• To do:
From the first line of the data below through the line bearing "from matplotlib.ticker import", reproduce each line exactly; do not include pictures.

• Recorded information:
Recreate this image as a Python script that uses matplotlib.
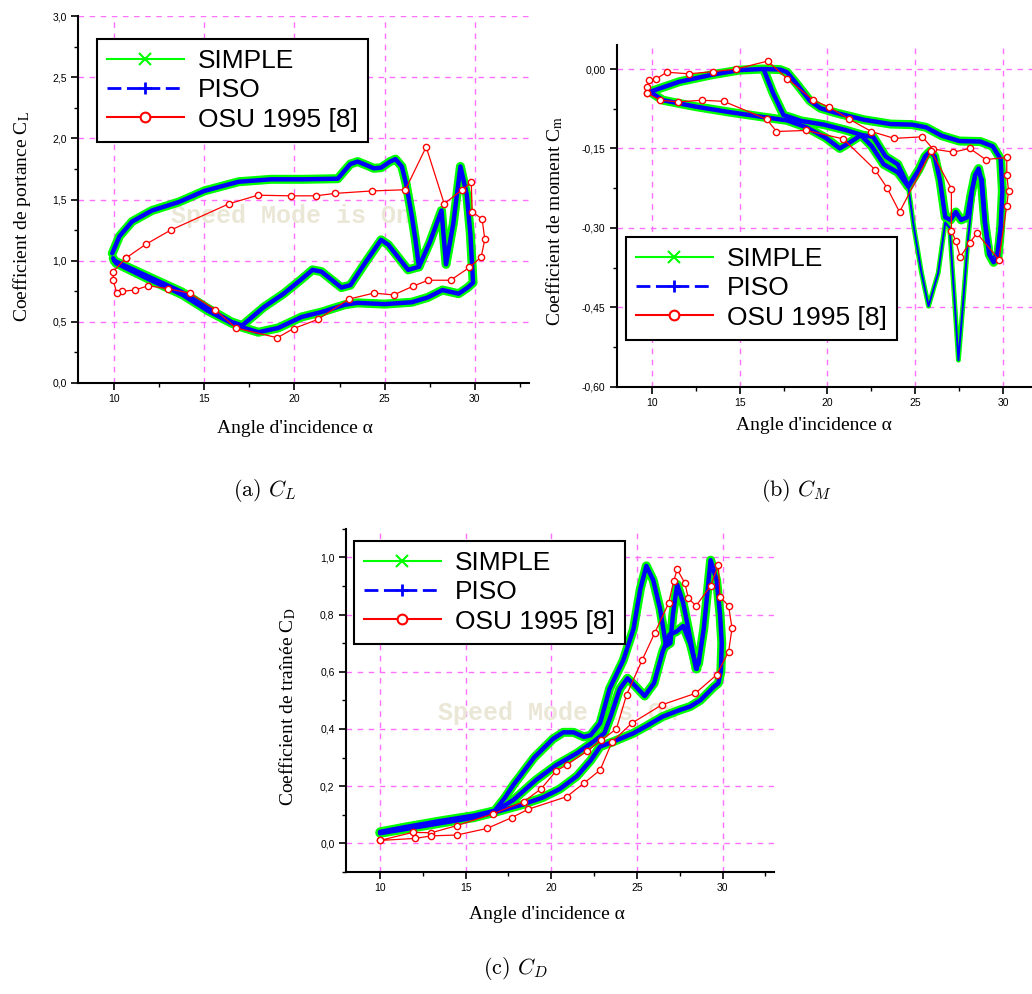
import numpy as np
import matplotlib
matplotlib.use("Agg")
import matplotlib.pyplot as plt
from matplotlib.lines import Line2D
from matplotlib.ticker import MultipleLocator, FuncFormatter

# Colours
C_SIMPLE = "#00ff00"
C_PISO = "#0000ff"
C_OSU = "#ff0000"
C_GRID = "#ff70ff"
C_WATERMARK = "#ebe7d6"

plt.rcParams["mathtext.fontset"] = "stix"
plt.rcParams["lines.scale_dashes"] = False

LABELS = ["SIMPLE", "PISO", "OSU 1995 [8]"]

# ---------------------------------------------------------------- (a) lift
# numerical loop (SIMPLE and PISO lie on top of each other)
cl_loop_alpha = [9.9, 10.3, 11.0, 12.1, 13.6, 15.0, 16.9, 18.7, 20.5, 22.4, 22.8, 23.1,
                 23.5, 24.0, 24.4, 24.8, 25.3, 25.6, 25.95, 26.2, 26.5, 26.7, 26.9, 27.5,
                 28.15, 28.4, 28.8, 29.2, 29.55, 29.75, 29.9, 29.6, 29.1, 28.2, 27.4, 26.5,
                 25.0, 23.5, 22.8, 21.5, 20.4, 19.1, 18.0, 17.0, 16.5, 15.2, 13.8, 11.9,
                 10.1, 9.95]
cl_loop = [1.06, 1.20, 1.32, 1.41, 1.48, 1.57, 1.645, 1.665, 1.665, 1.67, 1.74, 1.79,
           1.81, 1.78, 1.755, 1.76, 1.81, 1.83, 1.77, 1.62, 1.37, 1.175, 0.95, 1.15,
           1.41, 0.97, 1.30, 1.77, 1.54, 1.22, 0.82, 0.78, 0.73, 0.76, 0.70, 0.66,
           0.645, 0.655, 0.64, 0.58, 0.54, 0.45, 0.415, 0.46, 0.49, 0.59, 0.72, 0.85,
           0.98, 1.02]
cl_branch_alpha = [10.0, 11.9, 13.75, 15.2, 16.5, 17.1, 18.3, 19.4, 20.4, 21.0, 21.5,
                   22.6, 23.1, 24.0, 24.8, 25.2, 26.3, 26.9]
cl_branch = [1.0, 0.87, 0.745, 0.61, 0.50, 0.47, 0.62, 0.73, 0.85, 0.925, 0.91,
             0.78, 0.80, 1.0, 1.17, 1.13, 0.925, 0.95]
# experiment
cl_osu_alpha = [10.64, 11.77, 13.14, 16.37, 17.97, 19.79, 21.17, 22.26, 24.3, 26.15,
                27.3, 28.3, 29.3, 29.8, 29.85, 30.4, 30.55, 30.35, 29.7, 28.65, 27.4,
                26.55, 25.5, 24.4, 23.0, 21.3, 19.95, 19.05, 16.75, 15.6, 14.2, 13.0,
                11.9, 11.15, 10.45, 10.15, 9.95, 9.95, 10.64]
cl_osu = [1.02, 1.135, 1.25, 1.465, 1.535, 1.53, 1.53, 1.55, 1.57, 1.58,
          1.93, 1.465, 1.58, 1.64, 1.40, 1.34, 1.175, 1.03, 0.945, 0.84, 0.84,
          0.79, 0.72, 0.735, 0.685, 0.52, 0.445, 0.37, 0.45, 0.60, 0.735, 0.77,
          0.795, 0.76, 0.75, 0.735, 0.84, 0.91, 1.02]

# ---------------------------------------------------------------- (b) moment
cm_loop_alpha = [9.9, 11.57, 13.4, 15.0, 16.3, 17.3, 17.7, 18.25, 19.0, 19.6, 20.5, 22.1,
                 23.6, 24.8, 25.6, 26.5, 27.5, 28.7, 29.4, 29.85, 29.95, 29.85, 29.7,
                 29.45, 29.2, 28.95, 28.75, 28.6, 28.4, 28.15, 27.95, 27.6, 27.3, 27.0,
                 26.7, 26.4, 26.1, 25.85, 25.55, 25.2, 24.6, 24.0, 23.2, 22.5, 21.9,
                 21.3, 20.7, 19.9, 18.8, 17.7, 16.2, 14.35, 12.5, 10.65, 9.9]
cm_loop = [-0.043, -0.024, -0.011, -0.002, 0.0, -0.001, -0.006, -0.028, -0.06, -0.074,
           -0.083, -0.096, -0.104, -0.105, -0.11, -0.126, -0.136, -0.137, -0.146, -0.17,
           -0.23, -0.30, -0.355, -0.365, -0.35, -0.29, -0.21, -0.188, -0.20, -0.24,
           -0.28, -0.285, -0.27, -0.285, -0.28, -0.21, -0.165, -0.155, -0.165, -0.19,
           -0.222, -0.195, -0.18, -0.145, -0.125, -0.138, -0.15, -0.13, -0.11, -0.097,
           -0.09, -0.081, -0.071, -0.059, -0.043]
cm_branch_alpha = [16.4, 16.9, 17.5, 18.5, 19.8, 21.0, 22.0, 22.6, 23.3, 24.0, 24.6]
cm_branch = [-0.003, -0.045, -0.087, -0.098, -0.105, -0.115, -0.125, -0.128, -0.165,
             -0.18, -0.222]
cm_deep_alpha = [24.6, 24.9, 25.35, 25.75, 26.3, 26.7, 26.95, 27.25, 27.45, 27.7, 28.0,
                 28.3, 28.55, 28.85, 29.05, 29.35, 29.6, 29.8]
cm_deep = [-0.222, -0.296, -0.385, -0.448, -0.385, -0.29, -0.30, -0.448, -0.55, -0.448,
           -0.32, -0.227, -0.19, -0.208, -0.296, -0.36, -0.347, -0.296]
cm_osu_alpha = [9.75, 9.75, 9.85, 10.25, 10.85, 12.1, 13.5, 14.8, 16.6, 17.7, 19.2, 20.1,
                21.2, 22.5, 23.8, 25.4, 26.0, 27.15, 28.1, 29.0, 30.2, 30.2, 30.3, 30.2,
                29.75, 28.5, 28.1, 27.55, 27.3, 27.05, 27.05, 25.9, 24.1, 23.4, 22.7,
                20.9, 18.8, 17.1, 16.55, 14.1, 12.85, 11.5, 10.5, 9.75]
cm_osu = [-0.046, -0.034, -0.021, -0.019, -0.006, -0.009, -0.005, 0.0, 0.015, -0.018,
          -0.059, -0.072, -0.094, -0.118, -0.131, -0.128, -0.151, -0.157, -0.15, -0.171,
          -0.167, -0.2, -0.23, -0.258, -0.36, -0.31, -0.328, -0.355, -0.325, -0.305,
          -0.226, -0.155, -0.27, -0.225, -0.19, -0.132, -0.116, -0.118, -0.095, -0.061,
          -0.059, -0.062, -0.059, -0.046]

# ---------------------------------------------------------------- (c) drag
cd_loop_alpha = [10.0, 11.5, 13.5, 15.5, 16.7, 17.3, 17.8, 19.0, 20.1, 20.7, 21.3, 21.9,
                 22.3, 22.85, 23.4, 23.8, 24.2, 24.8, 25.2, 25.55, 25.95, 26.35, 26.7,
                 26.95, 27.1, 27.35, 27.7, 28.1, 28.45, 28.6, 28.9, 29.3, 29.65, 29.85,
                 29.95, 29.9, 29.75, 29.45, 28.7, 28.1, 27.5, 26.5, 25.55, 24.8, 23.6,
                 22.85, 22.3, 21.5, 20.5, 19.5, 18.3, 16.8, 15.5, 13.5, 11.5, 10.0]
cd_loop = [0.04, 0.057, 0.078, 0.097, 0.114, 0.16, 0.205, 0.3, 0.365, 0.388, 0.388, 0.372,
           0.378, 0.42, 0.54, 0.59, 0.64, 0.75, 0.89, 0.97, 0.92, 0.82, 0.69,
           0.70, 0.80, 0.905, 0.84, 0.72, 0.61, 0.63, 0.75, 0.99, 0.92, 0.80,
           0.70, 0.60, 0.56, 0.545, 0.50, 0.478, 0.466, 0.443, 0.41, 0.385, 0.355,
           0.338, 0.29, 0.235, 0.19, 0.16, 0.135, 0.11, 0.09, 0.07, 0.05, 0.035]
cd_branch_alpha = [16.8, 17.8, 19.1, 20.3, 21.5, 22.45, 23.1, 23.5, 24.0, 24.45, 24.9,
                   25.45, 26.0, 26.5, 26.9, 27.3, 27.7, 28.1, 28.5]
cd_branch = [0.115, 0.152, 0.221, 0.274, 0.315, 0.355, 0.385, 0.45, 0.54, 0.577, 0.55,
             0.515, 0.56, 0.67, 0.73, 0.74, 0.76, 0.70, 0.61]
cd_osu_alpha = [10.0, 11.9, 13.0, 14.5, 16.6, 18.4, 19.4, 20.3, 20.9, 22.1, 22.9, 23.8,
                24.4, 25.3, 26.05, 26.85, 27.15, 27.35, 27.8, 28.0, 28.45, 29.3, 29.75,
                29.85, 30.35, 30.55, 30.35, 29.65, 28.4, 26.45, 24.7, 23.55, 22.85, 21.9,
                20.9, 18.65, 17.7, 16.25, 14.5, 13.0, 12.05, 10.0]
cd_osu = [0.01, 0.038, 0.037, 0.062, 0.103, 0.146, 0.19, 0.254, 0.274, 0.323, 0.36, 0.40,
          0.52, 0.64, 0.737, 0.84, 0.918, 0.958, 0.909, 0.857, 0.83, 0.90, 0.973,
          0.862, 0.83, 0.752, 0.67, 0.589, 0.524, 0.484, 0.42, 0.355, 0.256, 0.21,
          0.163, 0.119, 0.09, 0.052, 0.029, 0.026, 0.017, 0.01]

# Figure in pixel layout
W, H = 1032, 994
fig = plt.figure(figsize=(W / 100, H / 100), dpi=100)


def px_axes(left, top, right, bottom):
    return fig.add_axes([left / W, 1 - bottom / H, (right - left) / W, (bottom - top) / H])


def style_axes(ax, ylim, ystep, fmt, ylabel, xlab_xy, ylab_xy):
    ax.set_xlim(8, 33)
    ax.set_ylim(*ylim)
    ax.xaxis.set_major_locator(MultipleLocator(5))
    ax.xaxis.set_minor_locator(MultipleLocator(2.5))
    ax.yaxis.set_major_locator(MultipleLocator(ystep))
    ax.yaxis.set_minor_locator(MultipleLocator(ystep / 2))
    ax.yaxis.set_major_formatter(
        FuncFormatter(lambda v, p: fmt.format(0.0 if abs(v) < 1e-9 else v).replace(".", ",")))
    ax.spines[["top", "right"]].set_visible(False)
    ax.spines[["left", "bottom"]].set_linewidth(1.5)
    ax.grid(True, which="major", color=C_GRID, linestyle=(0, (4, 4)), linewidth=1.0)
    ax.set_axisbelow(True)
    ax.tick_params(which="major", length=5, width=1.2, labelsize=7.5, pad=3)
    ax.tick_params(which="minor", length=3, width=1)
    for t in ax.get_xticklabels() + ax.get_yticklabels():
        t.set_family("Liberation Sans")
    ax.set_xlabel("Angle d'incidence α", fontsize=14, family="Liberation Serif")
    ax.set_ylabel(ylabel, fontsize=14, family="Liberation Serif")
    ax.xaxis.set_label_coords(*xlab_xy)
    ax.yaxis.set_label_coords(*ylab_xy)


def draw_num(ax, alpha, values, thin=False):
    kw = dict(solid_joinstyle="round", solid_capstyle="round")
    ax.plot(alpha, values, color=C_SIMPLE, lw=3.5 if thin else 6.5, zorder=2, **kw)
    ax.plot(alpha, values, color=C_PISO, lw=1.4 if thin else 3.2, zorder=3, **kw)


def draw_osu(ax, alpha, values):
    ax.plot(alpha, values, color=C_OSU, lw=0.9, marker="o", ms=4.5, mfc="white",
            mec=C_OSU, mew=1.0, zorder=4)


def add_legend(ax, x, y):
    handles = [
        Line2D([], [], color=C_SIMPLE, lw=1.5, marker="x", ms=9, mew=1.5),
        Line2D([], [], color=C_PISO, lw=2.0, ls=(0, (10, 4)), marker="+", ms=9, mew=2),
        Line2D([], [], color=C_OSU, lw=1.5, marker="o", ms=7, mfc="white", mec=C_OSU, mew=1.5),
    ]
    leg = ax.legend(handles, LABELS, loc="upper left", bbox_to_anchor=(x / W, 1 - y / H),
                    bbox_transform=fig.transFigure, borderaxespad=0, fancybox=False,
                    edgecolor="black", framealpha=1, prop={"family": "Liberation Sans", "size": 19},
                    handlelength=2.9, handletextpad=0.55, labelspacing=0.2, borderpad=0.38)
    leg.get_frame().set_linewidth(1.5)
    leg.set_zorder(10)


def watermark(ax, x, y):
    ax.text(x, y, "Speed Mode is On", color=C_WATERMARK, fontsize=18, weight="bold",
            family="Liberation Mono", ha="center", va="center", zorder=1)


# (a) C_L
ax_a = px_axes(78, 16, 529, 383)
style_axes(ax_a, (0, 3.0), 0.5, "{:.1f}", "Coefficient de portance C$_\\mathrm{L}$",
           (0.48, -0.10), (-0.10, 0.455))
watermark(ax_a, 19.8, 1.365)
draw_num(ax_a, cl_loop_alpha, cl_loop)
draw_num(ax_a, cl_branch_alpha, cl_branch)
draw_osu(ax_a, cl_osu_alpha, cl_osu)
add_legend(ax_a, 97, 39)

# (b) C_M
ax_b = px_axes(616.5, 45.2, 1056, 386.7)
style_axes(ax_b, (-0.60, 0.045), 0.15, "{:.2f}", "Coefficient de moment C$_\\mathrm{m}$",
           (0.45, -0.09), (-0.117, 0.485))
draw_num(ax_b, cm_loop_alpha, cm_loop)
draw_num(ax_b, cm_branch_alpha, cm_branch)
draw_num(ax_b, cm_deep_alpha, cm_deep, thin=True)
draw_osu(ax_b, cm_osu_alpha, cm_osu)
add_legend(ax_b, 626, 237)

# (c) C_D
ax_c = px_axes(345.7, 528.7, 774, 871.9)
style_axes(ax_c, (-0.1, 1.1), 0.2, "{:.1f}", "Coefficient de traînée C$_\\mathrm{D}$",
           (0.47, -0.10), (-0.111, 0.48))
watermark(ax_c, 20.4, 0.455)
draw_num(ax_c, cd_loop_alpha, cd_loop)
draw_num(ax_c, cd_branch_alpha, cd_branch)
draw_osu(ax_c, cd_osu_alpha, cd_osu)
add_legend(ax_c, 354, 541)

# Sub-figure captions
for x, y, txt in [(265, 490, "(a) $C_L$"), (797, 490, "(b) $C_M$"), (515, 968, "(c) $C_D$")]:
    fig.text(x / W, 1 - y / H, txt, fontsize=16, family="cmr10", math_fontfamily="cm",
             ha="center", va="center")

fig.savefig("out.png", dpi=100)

• Final result:
Recreate this image as a Python script that uses matplotlib.
import numpy as np
import matplotlib
matplotlib.use("Agg")
import matplotlib.pyplot as plt
from matplotlib.lines import Line2D
from matplotlib.ticker import MultipleLocator, FuncFormatter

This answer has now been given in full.